The structure of East Asia’s new trilateral security arrangement will emerge, as the lines of military cooperation and interdependencies between Japan, Australia and the United States gradually take shape. China and Japan will continue a flow of positive diplomatic rhetoric and superficial actions, but remain fundamentally distrustful of each other. China will try to use its economic leverage with Australia to influence or gain additional insights into the new arrangement being established in its backyard. While still preoccupied in the Middle East, the United States will not explicitly target China, but the new security arrangement is intended to indicate where Washington’s attention will next settle.

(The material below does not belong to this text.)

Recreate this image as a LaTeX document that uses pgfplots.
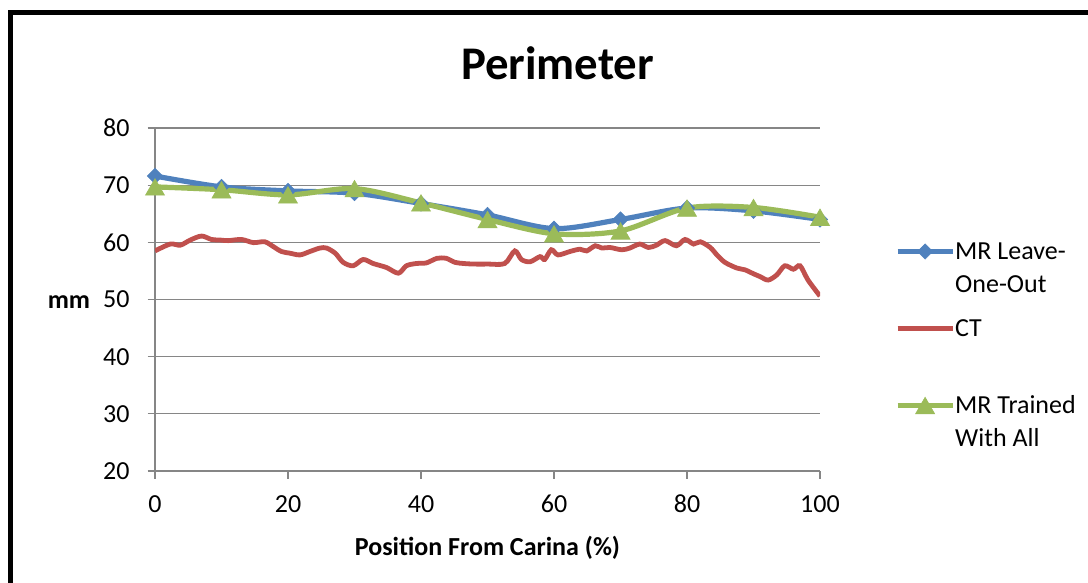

Taiwan’s Chen already has swapped out his country’s representative to the United States and convinced the Democratic Progressive Party to propose the formal abandonment of the “Five Nos” policy. Although he is constrained in his push for constitutional change, Chen’s ultimate goal is to reshape both the domestic and international perceptions of Taiwan. With Beijing preparing to host the 2008 Olympics, Chen sees this as his opportunity to rile China with his “provocative” comments and acts. Either he will prod China into lashing out — thus proving his point that China is the real threat to regional security — or China will simply ignore Chen’s actions, giving him proof for the Taiwanese people that Beijing’s threats are hollow and that Taiwan should formally pursue its own national identity and independence. Either way, Taiwan will become a key driver of regional security attention and arrangements.
Sub-Saharan Africa: Power Transfers and Ongoing Violence
Stratfor’s 2007 annual forecast for sub-Saharan Africa is on track thus far. Outside powers, led by Russia and China, have sought deals for Africa’s resources, including oil, natural gas and mineral concessions. The United States remains engaged with Africa largely in terms of terrorism and security issues, particularly in the Horn of Africa. U.S. concerns contributed to the move to create an Africa Command, a theater military command that will unite U.S. Defense Department responsibilities in Africa. Powers within Africa continued defending their core interests, despite international attention aimed at settling conflicts — another call we correctly made. The conflict in Sudan’s Darfur region remains unresolved, and the Sudanese government remains steadfast in its opposition to U.N. peacekeeping force intervention. Ethiopia continues its intervention to defeat militant Islamist holdouts in Somalia, where conflict rages among the Ethiopians, Islamists and warlords.
Violence in Nigeria’s Niger Delta region intensified during the first quarter — which we had forecast — as militant groups, their political patrons and government forces maneuvered ahead of upcoming national elections. January and February were the most violent months in terms of numbers of kidnappings of expatriate oil workers since the militant group Movement for the Emancipation of the Niger Delta (MEND) launched its campaign in December 2005.
Competing factions within South Africa’s ruling African National Congress (ANC) party ramped up their struggle over the party’s — and by extension, the country’s — future. President Thabo Mbeki sought to strengthen his alliances with ANC party structures, while rival and former Deputy President Jacob Zuma began garnering political support among the country’s trade unions, the Communist Party and the impoverished majority. The first quarter saw the South African government expropriate its first privately owned farm — the kind of populist move Mbeki must employ more in order to defeat Zuma in the ANC primary in December.